(Aim of the task):
Only the lines from the one with "Output the Python" through the one with "6070, 6330, 6250, 6400, 6100, 6060, 6040]", inclusive, should be echoed exactly; pictures are left out.
----- Information given -----
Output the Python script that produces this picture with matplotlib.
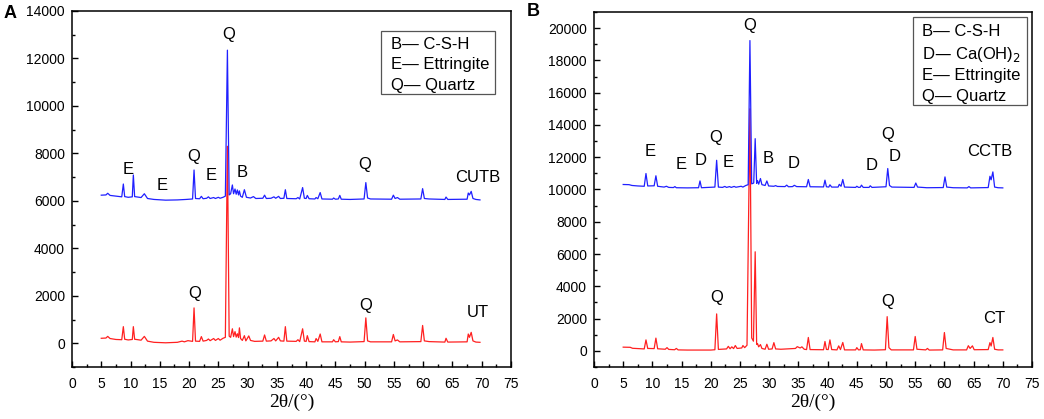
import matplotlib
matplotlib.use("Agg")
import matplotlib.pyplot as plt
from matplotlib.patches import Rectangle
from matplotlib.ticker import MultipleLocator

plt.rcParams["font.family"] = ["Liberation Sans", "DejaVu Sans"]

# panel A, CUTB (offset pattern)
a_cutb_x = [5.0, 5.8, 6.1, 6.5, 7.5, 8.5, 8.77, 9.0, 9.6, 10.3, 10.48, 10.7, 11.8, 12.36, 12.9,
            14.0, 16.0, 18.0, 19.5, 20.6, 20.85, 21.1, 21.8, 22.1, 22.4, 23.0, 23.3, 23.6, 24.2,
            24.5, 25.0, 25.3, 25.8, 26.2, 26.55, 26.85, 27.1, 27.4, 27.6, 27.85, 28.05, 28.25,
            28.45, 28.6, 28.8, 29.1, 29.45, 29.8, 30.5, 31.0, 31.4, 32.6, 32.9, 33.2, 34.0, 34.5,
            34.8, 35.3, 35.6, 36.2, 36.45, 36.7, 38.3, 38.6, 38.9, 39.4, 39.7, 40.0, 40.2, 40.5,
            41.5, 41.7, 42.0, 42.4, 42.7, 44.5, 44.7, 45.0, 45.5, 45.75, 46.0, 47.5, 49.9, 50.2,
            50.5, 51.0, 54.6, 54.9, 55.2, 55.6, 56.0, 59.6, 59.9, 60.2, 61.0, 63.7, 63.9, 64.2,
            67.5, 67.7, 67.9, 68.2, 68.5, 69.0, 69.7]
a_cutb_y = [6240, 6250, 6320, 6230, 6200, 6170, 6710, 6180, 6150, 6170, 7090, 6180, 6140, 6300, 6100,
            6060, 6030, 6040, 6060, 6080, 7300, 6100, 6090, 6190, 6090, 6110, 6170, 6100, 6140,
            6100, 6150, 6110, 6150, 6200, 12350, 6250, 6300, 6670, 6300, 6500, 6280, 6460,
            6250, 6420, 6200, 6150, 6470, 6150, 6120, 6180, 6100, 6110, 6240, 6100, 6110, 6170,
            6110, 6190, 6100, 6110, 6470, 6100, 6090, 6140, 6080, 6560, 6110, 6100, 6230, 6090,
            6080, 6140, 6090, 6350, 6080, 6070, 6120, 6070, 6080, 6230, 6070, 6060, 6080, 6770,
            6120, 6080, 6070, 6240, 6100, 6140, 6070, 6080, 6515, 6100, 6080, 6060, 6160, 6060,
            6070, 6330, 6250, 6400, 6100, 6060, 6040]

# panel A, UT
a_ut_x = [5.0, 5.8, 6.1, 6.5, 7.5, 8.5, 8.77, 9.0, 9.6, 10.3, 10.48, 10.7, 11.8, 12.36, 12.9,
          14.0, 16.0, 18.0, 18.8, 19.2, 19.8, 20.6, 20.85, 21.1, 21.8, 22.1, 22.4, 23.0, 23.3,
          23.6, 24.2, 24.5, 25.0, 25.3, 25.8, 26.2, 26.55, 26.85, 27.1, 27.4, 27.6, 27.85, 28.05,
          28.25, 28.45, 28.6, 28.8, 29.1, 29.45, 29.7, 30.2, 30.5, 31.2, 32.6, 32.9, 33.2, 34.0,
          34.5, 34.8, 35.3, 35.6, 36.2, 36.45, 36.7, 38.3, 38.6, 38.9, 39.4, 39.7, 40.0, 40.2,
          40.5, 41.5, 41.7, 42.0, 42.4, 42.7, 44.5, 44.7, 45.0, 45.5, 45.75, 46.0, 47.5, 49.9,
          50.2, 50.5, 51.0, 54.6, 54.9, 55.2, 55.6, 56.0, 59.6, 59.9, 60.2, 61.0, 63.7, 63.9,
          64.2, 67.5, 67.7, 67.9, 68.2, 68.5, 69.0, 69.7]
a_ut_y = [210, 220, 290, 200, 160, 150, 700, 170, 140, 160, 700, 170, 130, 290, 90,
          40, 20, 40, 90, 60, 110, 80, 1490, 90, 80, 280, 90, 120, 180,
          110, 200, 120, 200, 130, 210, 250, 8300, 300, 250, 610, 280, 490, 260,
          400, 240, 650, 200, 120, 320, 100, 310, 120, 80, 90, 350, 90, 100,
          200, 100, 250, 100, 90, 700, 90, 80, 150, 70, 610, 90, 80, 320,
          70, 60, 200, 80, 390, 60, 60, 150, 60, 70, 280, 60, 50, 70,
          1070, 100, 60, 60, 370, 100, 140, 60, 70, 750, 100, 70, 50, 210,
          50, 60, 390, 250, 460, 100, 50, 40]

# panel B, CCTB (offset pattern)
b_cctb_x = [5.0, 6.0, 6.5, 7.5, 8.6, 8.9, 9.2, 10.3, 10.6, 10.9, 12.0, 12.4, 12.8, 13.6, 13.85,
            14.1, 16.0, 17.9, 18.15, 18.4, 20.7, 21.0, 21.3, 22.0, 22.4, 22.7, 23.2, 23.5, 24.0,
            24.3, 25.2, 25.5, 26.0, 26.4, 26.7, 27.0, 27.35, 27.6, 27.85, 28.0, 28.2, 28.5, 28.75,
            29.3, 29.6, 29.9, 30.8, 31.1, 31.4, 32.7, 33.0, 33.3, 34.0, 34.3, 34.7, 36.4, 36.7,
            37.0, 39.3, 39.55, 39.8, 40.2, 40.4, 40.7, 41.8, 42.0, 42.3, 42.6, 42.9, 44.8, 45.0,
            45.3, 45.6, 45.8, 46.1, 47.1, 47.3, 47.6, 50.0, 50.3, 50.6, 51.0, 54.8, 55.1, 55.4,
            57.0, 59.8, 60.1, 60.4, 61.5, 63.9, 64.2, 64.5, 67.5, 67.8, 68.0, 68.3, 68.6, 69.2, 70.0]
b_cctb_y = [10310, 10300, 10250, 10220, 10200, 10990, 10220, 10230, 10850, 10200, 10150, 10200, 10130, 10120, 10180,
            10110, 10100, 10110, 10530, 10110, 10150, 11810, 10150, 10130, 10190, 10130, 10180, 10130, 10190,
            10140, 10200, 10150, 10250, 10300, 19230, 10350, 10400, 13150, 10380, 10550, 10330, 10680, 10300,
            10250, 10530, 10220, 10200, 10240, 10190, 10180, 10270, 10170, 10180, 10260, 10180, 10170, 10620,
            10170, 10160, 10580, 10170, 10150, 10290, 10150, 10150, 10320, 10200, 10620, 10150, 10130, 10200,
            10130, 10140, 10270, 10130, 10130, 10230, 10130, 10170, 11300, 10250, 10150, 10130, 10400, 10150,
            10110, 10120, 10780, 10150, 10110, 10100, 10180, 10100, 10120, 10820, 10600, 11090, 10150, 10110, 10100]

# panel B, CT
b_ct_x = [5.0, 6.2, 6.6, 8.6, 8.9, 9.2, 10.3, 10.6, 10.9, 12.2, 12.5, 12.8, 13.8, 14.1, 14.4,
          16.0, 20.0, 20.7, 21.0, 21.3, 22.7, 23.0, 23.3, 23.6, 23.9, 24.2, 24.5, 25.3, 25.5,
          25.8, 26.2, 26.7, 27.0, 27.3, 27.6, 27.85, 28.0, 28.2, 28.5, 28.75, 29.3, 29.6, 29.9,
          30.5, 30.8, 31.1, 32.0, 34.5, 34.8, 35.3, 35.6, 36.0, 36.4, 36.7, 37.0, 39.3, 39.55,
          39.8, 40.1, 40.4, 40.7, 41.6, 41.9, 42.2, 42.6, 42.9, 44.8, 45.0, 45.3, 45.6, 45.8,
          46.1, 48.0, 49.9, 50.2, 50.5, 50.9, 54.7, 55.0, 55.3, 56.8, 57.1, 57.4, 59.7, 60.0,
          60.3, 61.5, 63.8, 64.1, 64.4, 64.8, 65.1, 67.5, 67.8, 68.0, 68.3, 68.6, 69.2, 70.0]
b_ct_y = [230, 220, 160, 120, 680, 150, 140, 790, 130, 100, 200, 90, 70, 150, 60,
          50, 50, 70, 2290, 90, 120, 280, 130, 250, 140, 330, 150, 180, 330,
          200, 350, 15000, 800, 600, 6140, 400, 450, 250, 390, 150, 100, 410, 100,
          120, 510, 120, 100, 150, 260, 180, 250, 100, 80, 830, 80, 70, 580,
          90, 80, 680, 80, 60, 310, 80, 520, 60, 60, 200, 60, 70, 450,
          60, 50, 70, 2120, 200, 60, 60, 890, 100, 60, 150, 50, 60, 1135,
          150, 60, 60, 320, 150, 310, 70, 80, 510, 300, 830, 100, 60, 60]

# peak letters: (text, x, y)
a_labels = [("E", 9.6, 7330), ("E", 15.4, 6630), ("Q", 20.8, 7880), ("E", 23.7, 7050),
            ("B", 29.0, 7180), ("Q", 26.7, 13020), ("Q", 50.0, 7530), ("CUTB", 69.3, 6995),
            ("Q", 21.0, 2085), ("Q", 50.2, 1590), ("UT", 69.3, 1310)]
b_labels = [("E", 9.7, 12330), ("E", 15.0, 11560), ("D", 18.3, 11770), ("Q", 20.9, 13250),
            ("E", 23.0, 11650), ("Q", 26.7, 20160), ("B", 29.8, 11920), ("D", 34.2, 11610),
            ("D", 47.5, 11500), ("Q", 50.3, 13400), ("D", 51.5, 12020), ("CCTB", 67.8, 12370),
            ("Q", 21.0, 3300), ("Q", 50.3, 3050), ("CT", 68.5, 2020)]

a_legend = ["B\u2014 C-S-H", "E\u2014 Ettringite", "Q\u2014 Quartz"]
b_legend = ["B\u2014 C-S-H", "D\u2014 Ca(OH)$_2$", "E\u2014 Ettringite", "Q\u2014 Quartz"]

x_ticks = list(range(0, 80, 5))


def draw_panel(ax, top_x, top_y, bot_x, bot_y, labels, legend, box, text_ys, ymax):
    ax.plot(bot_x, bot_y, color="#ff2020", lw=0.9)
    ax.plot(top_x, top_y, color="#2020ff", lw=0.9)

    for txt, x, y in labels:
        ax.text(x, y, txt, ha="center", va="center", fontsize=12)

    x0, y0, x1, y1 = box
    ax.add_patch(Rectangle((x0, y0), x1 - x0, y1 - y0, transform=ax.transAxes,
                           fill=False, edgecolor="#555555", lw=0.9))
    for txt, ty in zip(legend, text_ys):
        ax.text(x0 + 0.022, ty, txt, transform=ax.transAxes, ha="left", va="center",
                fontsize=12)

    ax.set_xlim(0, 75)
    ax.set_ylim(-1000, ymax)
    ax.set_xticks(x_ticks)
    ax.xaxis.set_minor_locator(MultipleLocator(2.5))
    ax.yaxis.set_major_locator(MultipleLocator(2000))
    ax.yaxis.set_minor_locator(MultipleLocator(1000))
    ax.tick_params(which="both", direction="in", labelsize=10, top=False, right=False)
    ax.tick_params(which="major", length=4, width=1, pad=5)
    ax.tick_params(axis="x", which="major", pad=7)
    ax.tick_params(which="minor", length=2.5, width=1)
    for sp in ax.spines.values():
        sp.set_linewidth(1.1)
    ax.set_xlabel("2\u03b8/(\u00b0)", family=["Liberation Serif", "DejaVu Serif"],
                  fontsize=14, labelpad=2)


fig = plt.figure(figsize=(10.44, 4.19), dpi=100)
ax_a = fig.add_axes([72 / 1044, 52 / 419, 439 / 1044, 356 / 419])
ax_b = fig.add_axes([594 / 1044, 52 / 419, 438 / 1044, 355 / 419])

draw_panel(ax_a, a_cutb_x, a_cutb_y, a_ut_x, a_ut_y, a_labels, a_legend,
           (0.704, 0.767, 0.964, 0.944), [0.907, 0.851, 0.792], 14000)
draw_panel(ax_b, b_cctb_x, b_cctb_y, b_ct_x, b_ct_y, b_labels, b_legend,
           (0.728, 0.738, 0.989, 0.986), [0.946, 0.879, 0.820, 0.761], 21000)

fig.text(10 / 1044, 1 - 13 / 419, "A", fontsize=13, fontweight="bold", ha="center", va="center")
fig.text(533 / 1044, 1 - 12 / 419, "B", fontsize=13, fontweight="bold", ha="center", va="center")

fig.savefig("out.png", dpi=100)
-----
----- Information given -----
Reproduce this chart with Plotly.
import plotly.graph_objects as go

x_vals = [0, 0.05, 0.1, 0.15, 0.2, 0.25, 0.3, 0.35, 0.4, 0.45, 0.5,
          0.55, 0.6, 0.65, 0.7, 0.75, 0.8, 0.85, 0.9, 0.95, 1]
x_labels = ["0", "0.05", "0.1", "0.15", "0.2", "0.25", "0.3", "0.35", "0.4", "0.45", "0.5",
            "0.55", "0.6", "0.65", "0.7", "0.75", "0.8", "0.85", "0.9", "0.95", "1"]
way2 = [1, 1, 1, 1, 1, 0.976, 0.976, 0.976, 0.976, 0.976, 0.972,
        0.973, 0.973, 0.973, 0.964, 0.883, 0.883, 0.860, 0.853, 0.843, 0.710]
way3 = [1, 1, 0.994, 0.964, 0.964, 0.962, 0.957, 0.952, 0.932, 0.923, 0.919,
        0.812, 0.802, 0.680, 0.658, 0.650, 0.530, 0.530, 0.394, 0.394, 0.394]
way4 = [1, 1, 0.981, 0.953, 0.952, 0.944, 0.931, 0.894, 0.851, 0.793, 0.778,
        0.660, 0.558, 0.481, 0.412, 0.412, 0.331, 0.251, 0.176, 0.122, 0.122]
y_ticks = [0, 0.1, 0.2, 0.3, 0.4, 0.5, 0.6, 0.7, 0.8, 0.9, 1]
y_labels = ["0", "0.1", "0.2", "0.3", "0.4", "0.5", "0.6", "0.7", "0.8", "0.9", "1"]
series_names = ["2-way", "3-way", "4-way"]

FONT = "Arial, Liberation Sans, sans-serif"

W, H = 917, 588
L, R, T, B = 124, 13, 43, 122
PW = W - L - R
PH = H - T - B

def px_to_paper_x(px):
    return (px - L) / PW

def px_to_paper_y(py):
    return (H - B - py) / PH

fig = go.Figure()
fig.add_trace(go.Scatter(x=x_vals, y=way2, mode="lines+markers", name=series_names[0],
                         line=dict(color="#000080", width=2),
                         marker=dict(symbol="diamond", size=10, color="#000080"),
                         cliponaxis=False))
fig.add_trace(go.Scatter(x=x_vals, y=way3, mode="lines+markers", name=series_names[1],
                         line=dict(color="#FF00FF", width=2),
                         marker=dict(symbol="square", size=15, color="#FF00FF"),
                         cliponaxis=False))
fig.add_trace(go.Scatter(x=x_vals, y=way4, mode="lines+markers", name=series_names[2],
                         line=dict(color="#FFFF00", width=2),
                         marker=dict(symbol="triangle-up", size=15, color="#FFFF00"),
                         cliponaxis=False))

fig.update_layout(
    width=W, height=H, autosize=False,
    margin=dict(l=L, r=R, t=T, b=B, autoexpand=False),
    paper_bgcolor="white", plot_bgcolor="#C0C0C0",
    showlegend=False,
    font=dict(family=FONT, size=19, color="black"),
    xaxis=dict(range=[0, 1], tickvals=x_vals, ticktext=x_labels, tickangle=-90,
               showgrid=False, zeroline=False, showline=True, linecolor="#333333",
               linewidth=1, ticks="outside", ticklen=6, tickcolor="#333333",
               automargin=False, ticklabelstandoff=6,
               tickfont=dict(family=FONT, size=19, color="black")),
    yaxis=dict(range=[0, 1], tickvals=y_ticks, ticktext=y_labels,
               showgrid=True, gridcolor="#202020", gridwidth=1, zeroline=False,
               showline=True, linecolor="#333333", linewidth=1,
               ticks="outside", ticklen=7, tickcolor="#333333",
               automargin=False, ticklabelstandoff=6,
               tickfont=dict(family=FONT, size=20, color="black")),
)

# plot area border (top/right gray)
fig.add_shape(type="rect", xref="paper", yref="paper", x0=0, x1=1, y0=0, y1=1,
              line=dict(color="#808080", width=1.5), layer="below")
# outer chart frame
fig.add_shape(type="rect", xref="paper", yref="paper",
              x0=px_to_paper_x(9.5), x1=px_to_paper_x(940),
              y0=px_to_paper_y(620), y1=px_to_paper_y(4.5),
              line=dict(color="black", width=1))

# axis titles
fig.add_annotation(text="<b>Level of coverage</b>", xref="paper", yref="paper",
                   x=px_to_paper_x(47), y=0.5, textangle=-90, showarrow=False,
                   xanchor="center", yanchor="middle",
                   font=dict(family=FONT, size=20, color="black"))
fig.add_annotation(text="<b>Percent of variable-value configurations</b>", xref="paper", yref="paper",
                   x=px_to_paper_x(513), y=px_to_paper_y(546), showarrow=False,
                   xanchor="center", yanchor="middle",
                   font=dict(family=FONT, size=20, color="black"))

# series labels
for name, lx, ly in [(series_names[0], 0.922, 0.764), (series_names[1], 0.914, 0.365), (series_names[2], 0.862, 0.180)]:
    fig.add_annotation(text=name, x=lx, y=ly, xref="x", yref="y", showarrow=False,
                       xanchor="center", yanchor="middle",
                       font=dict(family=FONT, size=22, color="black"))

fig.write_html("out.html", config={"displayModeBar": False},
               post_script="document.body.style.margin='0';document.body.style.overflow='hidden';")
-----
(The output):
Output the Python script that produces this picture with matplotlib.
import matplotlib
matplotlib.use("Agg")
import matplotlib.pyplot as plt
from matplotlib.patches import Rectangle
from matplotlib.ticker import MultipleLocator

plt.rcParams["font.family"] = ["Liberation Sans", "DejaVu Sans"]

# panel A, CUTB (offset pattern)
a_cutb_x = [5.0, 5.8, 6.1, 6.5, 7.5, 8.5, 8.77, 9.0, 9.6, 10.3, 10.48, 10.7, 11.8, 12.36, 12.9,
            14.0, 16.0, 18.0, 19.5, 20.6, 20.85, 21.1, 21.8, 22.1, 22.4, 23.0, 23.3, 23.6, 24.2,
            24.5, 25.0, 25.3, 25.8, 26.2, 26.55, 26.85, 27.1, 27.4, 27.6, 27.85, 28.05, 28.25,
            28.45, 28.6, 28.8, 29.1, 29.45, 29.8, 30.5, 31.0, 31.4, 32.6, 32.9, 33.2, 34.0, 34.5,
            34.8, 35.3, 35.6, 36.2, 36.45, 36.7, 38.3, 38.6, 38.9, 39.4, 39.7, 40.0, 40.2, 40.5,
            41.5, 41.7, 42.0, 42.4, 42.7, 44.5, 44.7, 45.0, 45.5, 45.75, 46.0, 47.5, 49.9, 50.2,
            50.5, 51.0, 54.6, 54.9, 55.2, 55.6, 56.0, 59.6, 59.9, 60.2, 61.0, 63.7, 63.9, 64.2,
            67.5, 67.7, 67.9, 68.2, 68.5, 69.0, 69.7]
a_cutb_y = [6240, 6250, 6320, 6230, 6200, 6170, 6710, 6180, 6150, 6170, 7090, 6180, 6140, 6300, 6100,
            6060, 6030, 6040, 6060, 6080, 7300, 6100, 6090, 6190, 6090, 6110, 6170, 6100, 6140,
            6100, 6150, 6110, 6150, 6200, 12350, 6250, 6300, 6670, 6300, 6500, 6280, 6460,
            6250, 6420, 6200, 6150, 6470, 6150, 6120, 6180, 6100, 6110, 6240, 6100, 6110, 6170,
            6110, 6190, 6100, 6110, 6470, 6100, 6090, 6140, 6080, 6560, 6110, 6100, 6230, 6090,
            6080, 6140, 6090, 6350, 6080, 6070, 6120, 6070, 6080, 6230, 6070, 6060, 6080, 6770,
            6120, 6080, 6070, 6240, 6100, 6140, 6070, 6080, 6515, 6100, 6080, 6060, 6160, 6060,
            6070, 6330, 6250, 6400, 6100, 6060, 6040]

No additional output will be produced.